Sunday, September 8, 2013


From Luke 9:18-27... Jesus asks the disciples who the crowds say he is; Jesus talks about his own death and some attributes of discipleship.

• (after the reading of the gospel...)
Whaddya suppose happened after this? The next words in Luke are “about eight days after Jesus said this…” (9:28). I know the disciples probly didn’t go to the coffee shop the next morning, but you can imagine getting some unexpected stunning news and, well, talking about it for a few days, trying to figure out what it means, trying to figure out the implications, and what the future means.
“The Son of Man must suffer many things and be rejected—by the elders, chief priests and the legal experts—and be killed and be raised on the third day.” (9:22)
I don’t get it. I mean just a few days ago He fed thousands of people with one guy’s lunch pail. Yeah, and remember He told the storm to stop and it did! Yeah, yeah, and He cast the demons out of that guy in the cemetery, Man, that was a sight! He healed that woman without even trying, he brought a dead girl back to life and He’s telling us He’s going to be killed?! I don’t get it. I didn’t see that coming.

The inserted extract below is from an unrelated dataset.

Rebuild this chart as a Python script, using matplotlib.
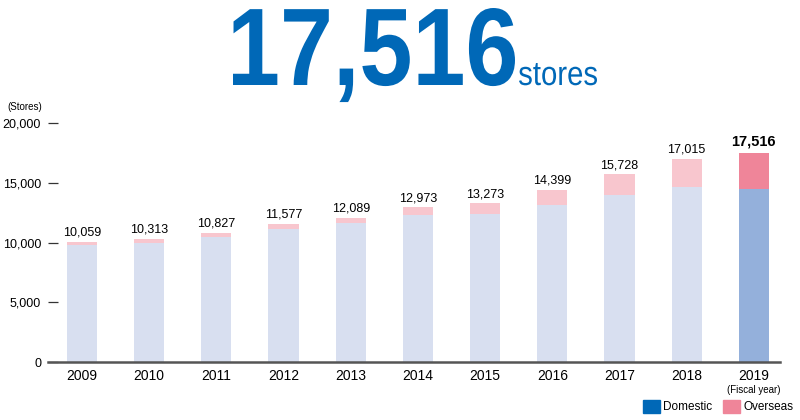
import matplotlib
matplotlib.use("Agg")
import matplotlib.pyplot as plt
from matplotlib.patches import Rectangle, PathPatch
from matplotlib.textpath import TextPath
from matplotlib.font_manager import FontProperties
from matplotlib.transforms import Affine2D

# store counts by fiscal year
years = ["2009", "2010", "2011", "2012", "2013", "2014", "2015", "2016", "2017", "2018", "2019"]
domestic = [9761, 9994, 10457, 11130, 11606, 12276, 12395, 13111, 13992, 14659, 14444]
overseas = [298, 319, 370, 447, 483, 697, 878, 1288, 1736, 2356, 3072]
yticks = [0, 5000, 10000, 15000, 20000]

BLUE = "#0068b7"
DOM_LIGHT = "#d8dff0"
OVS_LIGHT = "#f8c6ce"
DOM_DARK = "#94b0db"
OVS_DARK = "#ef8599"
FONT = "Liberation Sans"

W, H = 800, 420
fig = plt.figure(figsize=(8, 4.2), dpi=100)
ax = fig.add_axes([0.06, 0.138, 0.915, 0.569])


def condensed_text(s, x0, x1, y_base, y_top, bold=False):
    # draw text squeezed into a box (pixels from top-left), as the font has no narrow cut
    prop = FontProperties(family=FONT, weight="bold" if bold else "normal")
    path = TextPath((0, 0), s, size=1, prop=prop)
    ext = path.get_extents()
    sx = (x1 - x0) / ext.width
    sy = (y_base - y_top) / ext.y1
    tr = (Affine2D().translate(-ext.x0, 0).scale(sx / W, sy / H)
          .translate(x0 / W, 1 - y_base / H) + fig.transFigure)
    fig.patches.append(PathPatch(path, transform=tr, color=BLUE, lw=0))


x = list(range(len(years)))
last = len(years) - 1
dom_cols = [DOM_DARK if i == last else DOM_LIGHT for i in x]
ovs_cols = [OVS_DARK if i == last else OVS_LIGHT for i in x]
ax.bar(x, domestic, width=0.45, color=dom_cols, zorder=2)
ax.bar(x, overseas, width=0.45, bottom=domestic, color=ovs_cols, zorder=2)

# total labels above bars
for i in x:
    total = domestic[i] + overseas[i]
    if i == last:
        ax.text(i, total + 350, f"{total:,}", ha="center", va="bottom",
                fontsize=10.5, fontweight="bold", family=FONT)
    else:
        ax.text(i, total + 250, f"{total:,}", ha="center", va="bottom",
                fontsize=9, family=FONT)

ax.set_xlim(-0.506, 10.39)
ax.set_ylim(0, 20000)
ax.set_xticks(x)
ax.set_xticklabels(years, fontsize=10, family=FONT)
ax.set_yticks(yticks)
ax.set_yticklabels([f"{v:,}" for v in yticks], fontsize=9, family=FONT)
ax.tick_params(axis="x", length=0, pad=5)
ax.tick_params(axis="y", direction="in", length=7, width=0.9, color="#333333", pad=5)

for s in ["top", "right", "left"]:
    ax.spines[s].set_visible(False)
ax.spines["bottom"].set_linewidth(1.8)
ax.spines["bottom"].set_color("#555555")
ax.spines["bottom"].set_zorder(3)

# headline number
condensed_text("17,516", 233, 515, 85, 8, bold=True)
condensed_text("stores", 519, 597, 85, 63)

fig.text(7 / W, 1 - 107 / H, "(Stores)", fontsize=7, family=FONT,
         ha="left", va="center")
fig.text(754 / W, 1 - 390 / H, "(Fiscal year)", fontsize=7, family=FONT,
         ha="center", va="center")

# legend
fig.patches.append(Rectangle((643 / W, 1 - 413 / H), 17 / W, 13 / H,
                             transform=fig.transFigure, color=BLUE))
fig.text(663 / W, 1 - 406.5 / H, "Domestic", fontsize=8.5, family=FONT,
         ha="left", va="center")
fig.patches.append(Rectangle((723 / W, 1 - 413 / H), 17 / W, 13 / H,
                             transform=fig.transFigure, color=OVS_DARK))
fig.text(743 / W, 1 - 406.5 / H, "Overseas", fontsize=8.5, family=FONT,
         ha="left", va="center")

fig.savefig("out.png", dpi=100)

I thought you were onto something, Peter, when you said He was the Christ, sent from God, but I just don’t know what to make of what he said. I didn’t expect that.

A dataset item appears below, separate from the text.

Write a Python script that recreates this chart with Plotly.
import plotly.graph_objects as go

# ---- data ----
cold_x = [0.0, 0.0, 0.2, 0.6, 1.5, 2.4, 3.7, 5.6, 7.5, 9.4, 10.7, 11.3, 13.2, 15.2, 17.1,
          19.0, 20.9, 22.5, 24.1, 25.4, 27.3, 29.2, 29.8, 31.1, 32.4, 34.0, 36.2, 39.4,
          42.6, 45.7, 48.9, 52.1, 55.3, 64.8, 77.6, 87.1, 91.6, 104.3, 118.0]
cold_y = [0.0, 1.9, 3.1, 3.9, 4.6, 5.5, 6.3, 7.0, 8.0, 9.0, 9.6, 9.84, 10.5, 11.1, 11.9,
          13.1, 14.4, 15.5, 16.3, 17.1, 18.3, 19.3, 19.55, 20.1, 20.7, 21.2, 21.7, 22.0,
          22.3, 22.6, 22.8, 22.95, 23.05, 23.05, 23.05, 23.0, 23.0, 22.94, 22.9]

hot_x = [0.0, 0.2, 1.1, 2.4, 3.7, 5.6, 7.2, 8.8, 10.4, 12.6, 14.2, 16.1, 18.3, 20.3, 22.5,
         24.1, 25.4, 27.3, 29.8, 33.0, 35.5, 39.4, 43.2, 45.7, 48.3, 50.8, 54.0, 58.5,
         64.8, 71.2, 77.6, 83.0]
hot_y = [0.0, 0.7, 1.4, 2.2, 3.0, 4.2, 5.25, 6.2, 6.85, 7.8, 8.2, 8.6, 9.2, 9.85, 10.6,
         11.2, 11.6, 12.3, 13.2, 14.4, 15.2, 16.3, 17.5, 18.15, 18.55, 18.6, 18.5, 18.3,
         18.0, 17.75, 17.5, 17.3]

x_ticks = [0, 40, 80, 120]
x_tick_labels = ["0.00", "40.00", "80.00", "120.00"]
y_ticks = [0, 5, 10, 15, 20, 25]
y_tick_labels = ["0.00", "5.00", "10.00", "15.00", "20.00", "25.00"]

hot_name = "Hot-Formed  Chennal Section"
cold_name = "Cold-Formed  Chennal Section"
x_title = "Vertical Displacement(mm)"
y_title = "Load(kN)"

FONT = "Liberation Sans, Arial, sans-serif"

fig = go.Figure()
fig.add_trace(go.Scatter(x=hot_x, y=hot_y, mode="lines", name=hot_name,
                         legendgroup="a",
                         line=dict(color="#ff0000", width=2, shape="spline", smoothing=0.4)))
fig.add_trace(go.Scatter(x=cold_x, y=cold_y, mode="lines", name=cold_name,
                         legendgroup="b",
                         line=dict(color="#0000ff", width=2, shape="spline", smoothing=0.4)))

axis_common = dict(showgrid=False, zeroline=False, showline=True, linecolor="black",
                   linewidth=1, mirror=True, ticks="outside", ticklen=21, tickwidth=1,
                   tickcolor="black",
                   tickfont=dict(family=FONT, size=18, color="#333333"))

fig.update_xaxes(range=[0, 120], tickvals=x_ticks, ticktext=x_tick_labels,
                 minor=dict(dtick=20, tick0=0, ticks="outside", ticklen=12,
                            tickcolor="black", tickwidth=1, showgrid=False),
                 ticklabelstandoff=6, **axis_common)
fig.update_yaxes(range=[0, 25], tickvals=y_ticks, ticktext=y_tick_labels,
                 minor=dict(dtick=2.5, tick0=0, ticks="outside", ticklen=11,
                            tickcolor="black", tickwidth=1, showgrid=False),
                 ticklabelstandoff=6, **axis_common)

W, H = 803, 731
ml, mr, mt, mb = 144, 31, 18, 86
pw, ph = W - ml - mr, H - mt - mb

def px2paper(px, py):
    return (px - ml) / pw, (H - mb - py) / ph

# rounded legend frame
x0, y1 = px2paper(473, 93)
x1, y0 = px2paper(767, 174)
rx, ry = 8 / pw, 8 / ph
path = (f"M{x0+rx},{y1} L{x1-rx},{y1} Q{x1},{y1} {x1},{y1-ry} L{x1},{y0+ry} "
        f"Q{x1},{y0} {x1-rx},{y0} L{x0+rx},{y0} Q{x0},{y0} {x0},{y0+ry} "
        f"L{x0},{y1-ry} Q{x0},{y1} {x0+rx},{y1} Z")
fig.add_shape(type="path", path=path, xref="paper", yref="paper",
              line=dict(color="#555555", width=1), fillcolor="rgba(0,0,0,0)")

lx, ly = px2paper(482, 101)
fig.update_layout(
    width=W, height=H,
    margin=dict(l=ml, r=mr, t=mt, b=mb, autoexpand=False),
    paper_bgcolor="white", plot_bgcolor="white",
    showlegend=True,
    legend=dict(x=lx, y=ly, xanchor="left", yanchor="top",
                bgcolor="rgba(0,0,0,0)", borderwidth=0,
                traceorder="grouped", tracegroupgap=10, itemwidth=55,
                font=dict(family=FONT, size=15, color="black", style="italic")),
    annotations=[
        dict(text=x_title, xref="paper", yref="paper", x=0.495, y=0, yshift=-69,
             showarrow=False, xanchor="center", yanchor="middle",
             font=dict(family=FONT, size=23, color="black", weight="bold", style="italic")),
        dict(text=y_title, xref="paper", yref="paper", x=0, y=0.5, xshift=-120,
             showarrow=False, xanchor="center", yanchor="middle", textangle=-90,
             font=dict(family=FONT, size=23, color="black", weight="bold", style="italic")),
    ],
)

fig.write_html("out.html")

• Oddly enough, Luke is the only one of the synoptic gospels to remove the disciples’ reactions to Jesus’ prediction of his death. Matthew and Mark include Peter rebuking Jesus – say it isn’t so! and right after calling him Messiah – and Jesus counter-rebuking Peter saying “Get behind me, Satan!” But why doesn’t Luke include Peter’s reaction?
I think he wants us to focus on Jesus’ words. Peter’s confession, Jesus’ words, and Jesus’ speech about discipleship. It’s so easy to get sidetracked by peoples’ words and actions, and we really gotta give our attention to Jesus first. (which is one reason we celebrated communion early in the service today… Jesus first.)
• So the last few chapters have been asking Who is Jesus? We have been witnessing great displays of God’s power working in Jesus, master over storms and demons, disease and death. We’ve witnessed Jesus giving the disciples the power to cast out demons and cure diseases, we’ve witnessed God’s power in Jesus as thousands are miraculously fed, and now we’ve got a 90-degree turn from where we thought we were going – Jesus is the Christ, Jesus is the Redeemer, Jesus will cleanse the land from its foreign occupiers…
Who is Jesus? He is one in the tradition of the prophets – proclaiming and healing – but he’s more. He’s one like John the Baptist, preaching and challenging, but he’s more. And he doesn’t deny being the Christ, sent from God, but he’s more, and he’s not what you expected. His road leads neither to a military sword nor a political crown but a criminal’s death on a cross. Totally different trajectory than expected.
• But, you wanna be on God’s team, you listen to Jesus and you follow Jesus, not your own expectations or hopes, not the expectations or hopes of man, but you follow Jesus.
• What does it look like to follow Jesus? Well right here he gives us five points about discipleship. (And just as an aside, I wanted to talk about stewardship and commitment in September, so think of this as something of a commitment/discipleship message)                                                                    
• Five points about discipleship. First: “All who want to come after Jesus must say no to themselves, take up their cross daily, and follow him.” (9:23) Taking up the cross here is a regular, repeated, voluntary yielding of your life to follow Jesus. It is not giving a little here and there when it’s convenient; it is not backing out when it’s tough; and it’s not once-and-done. A disciple daily even hourly yields their life to Christ.
• Second: “All who want to save their lives will lose them, but all who lose their lives because of Jesus will save them.” (9:24) The depth of commitment is reiterated here. When a follower puts their own life over or before Christ’s, they are not living as a disciple. There’s a similar saying told to soldiers before battle: the first to die will be those who turn and run. The one who stays in the battle, even though they may die, their selflessness goes before them.
• Third: “What advantage do people have if they gain the whole world for themselves yet perish or lose their lives?” (9:25) Jesus is talking here about worldly goods, possessions, and the potential our possessions have of possessing us. Hence sending the disciples out with little more than the shirt on their backs, which happened before this episode and is repeated in chapter ten. Rely not on your own strength or your own stuff, rely fully on God, if you would be a disciple.
• Fourth: “Whoever is ashamed of Jesus and his words, the Son of Man will be ashamed of that person…” (9:26)  What you’ve got as a disciple is your words, your witness, your testimony, your repeated simple belief that Jesus Christ is Lord and your living your life so that others will know that, know that and want to be like that.
• And fifth: the one who lives the life of the disciple will see God’s fruit while they live.

• So. Jesus is the Christ, and more. 
And your presence is required. 
Be there. 
Be here. 
Be a disciple. 
Be the body of Christ. 
Regardless of circumstances. Follow Jesus.